Nor is it the story of a renowned celebrity recounting a life’s work or accomplishments and travels. Instead, it’s a smart snapshot in time—a memoir for late Generation X readers, with a slightly feminist bent. Nothing much happens really, which is kind of the point. After a childhood spent preparing for pending doom, the bomb, World Wars, earthquakes, typhoons, and giant killer sharks, nothing much happens, that is, except for life itself and the things that occur between the lines.

Havrilesky’s talent is sarcasm and attention to detail. On religion, for instance, she muses: “It’s odd, really, that so many people believe that religion will give their kids peace of mind and sense of structure considering how much darkness and chaos and horror is wrapped up into it.”

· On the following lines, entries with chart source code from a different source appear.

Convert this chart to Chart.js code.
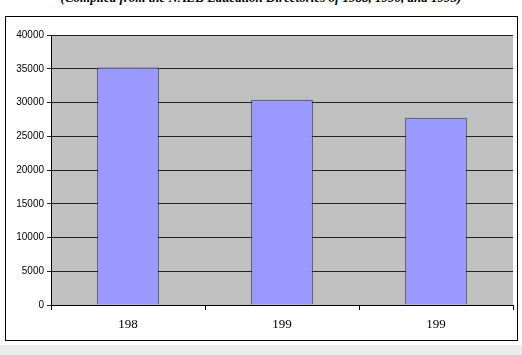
<!DOCTYPE html>
<html>
<head>
<meta charset="utf-8">
<script src="https://cdn.jsdelivr.net/npm/chart.js@4/dist/chart.umd.min.js"></script>
<style>
    body { margin: 0; width: 522px; height: 355px; overflow: hidden; background: #fff; position: relative; }
    #title { position: absolute; top: -10px; left: 0; width: 522px; text-align: center;
        font: italic bold 13px "Liberation Serif", serif; color: #000; white-space: nowrap; }
    #frame { position: absolute; left: 5px; top: 16px; width: 511px; height: 323px; border: 1px solid #000; }
    #strip { position: absolute; left: 0; top: 345px; width: 522px; height: 10px; background: #ececec; }
    canvas { position: absolute; left: 0; top: 0; }
</style>
</head>
<body>
<div id="title">(Compiled from the NAEB Education Directories of 1988, 1990, and 1995)</div>
<div id="frame"></div>
<div id="strip"></div>
<canvas id="myChart" width="522" height="355"></canvas>
<script>
let years = ['198', '199', '199'];
let counts = [35200, 30400, 27750];
let yTicks = [0, 5000, 10000, 15000, 20000, 25000, 30000, 35000, 40000];

// gray plot area like the old excel charts
const plotBg = {
    id: 'plotBg',
    beforeDraw(chart) {
        let a = chart.chartArea;
        let ctx = chart.ctx;
        ctx.save();
        ctx.fillStyle = '#c0c0c0';
        ctx.fillRect(a.left, a.top, a.right - a.left, a.bottom - a.top);
        ctx.restore();
    }
};

const config = {
    type: 'bar',
    data: {
        labels: years,
        datasets: [{
            data: counts,
            backgroundColor: '#9999ff',
            borderColor: '#2e2e5c',
            borderWidth: 1,
            categoryPercentage: 1,
            barPercentage: 0.4
        }]
    },
    options: {
        responsive: false,
        animation: false,
        layout: { padding: { top: 35, right: 9, left: 0, bottom: 0 } },
        plugins: { legend: { display: false }, tooltip: { enabled: false } },
        scales: {
            x: {
                afterFit: s => { s.height = 50; },
                grid: { offset: true, drawOnChartArea: false, color: '#000', tickLength: 5 },
                border: { color: '#000' },
                ticks: { color: '#000', font: { family: 'Liberation Serif', size: 13 }, padding: 7 }
            },
            y: {
                min: 0,
                max: 40000,
                afterFit: s => { s.width = 51; },
                afterBuildTicks: s => { s.ticks = yTicks.map(v => ({ value: v })); },
                grid: { color: '#222', tickLength: 4 },
                border: { color: '#000' },
                ticks: {
                    color: '#000',
                    font: { family: 'Liberation Sans', size: 10 },
                    padding: 3,
                    callback: v => String(v)
                }
            }
        }
    },
    plugins: [plotBg]
};

let myChart = new Chart(document.getElementById('myChart'), config);
</script>
</body>
</html>
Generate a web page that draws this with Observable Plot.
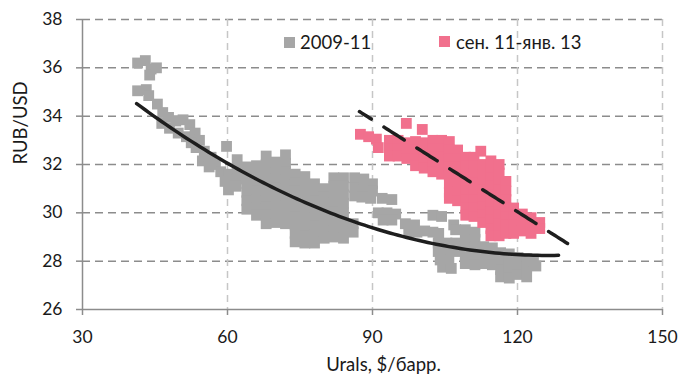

She recreates the crazed 70s in such fine strokes that you can easily travel down the path of her parents’ crumbling marriage: “Around the time my parents stopped making the slightest effort to hide their distaste for each other, we started taking long family vacations in the car each summer. This is the perverse logic of two people caught in a crumbling marriage: Instead of spending as little time together as possible, they vow to spend more time together, thinking they might reignite some lost spark through the purgatory of enforced contact.” Havrilesky’s road trips are spent crammed into a failing Impala, reading a Rand McNally atlas, the children navigating as parents argue. The references themselves are bitterly funny.

Perhaps the most difficult task of a humor writer, more challenging than dialogue or description, is the rendering of sarcasm on the page. Online writing can be the perfect vehicle for this tool. In book form, sarcasm can be grating or heavy handed. It can even be lost entirely on the reader. For the most part Havrilesky’s sarcasm works here, but this is not a memoir that will appeal to everyone. Readers who follow her online will enjoy this glimpse into her formative years. Readers over 50 will, I would think, find this tedious.

Disaster Preparedness is not Angela’s Ashes’ style of maudlin bestseller. It is not an Oprah Winfrey pick, and probably never will be. It is a book for those of a certain age who get a chuckle out of quick witty exchanges, those who enjoy references to “Charlie’s Angels”—the first and original version, not the stylized remakes with Drew Barrymore.

At times the book is laugh-out-loud, side-splittingly funny. The author herself is so witty and right and accurate in her assessment of an age and a moment in time that it gives the appreciative reader pause. Her take on cheerleading tryouts as a masochistic right of passage for all girls is just one example. Havrilesky’s memoir is filled with a certain gallows humor, i.e. not for those who are sensitive. There were times when I couldn’t wait for this book to be done, but the metaphor was so smart and well done that it stuck with me. The ending is messy perfection: insightful and empowering and, in itself, worthy of the moments of tediousness on the journey that brought you there.